Secondly, the Red Army went over to a qualitative new level of forming mechanized infantry and armor units. The mobility of the fully-motorized armored and mechanized infantry corps increased considerably. They were now capable of making deep breakthroughs and conducting combat operations in isolation from the main forces, sometimes at distances as extensive as 50 km to 100 km.
It was a strike by the mechanized corps from the sparsely populated steppe-lands to the south of Stalingrad where roads were few and far between that caught the Wehrmacht commanders practically by surprise.
The formation of the mechanized corps was as much a revolutionary solution in the first half of the 1940’s, as the establishment of the air-mobile helicopter-airlifted divisions is in our time.
A fact that is important to stress in this context is that the mechanized corps in November 1942 had mostly Soviet-manufactured vehicles in their fleets, as the US supplies by Arctic Convoys could not meet the demands of the Eastern Front yet.
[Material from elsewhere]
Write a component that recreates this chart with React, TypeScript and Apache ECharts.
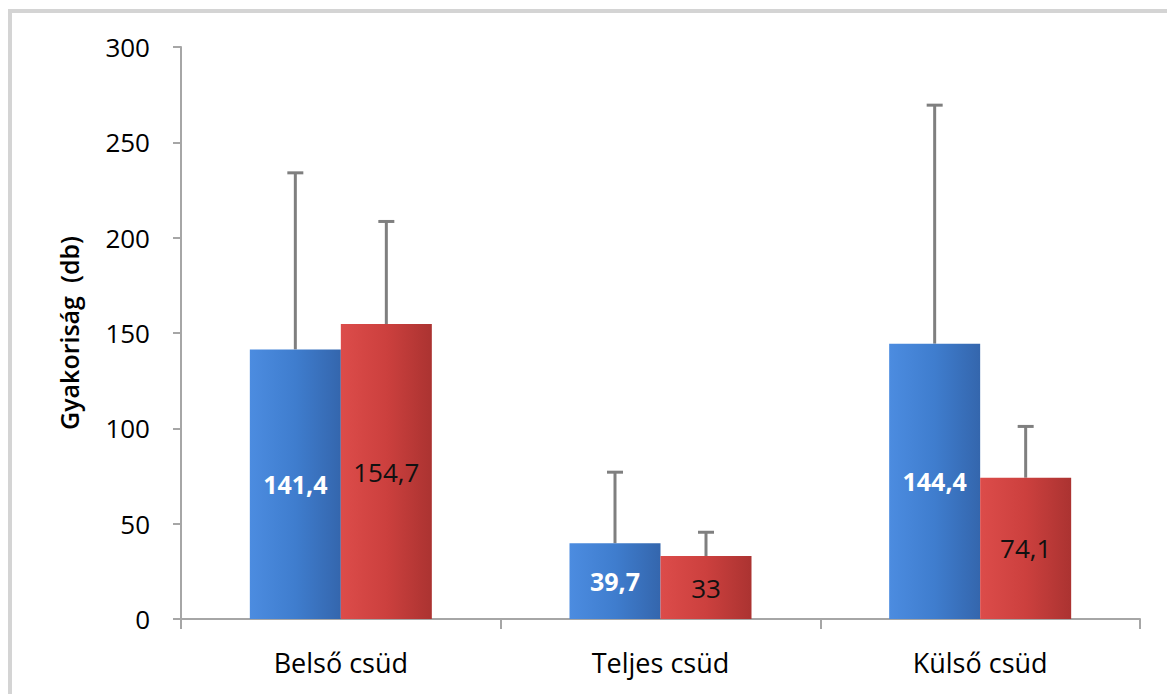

Zhukov and Vassilevsky: Key commanders
Two remarkable Soviet military commanders, Georgy Zhukov and Alexander Vassilevsky, played a vital role in organizing the counteroffensive near Stalingrad [Operation Uranus]. The planning of an offensive of a scale and scope not known before required a great amount of intellect and confidence in one’s own strength.
Resolve and confidence were also required by the commanders of armored and mechanized corps who steered their units towards the targets in the enemy’s rear through the steppes, on terrain without landmarks, through blizzards and fog.
The persistence and courage of the soldiers engaged in Operation Uranus was rewarded when they trapped the 300,000-strong grouping of enemy forces consisting of the 6th Army and a part of the 4th Tank Army in what was then called "a pot" (which in this context stands for "entrapment").
Remarkably, the "pot" turned out to be bigger than the one that Zhukov and Vassilevsky had planned initially.
Germany’s developed economy and advanced technology helped the Wehrmacht’s commanders prolong the resistance of the encircled troops, as the final defeat of Operation Koltso was drawn out from January 10 through February 2, 1943. Isolated pockets of German troops continued fighting amid the ruins of Stalingrad for another two or three days after that but these clashes failed to have any effect on the outcome of the battle anymore.
Surprising as it might seem, a very significant effect achieved by the Battle of Stalingrad lay in the sphere of human psychology. It strengthened the faith of the Red Army soldiers in their ability to overwhelm the enemy, while the Wehrmacht began to increasingly dread the possibility of entrapment.
Last but not least, the Soviet Union’s allies in the anti-Hitler coalition saw in an extremely graphic way the practical ability of the Red Army to wipe out the Nazis’ huge military formations.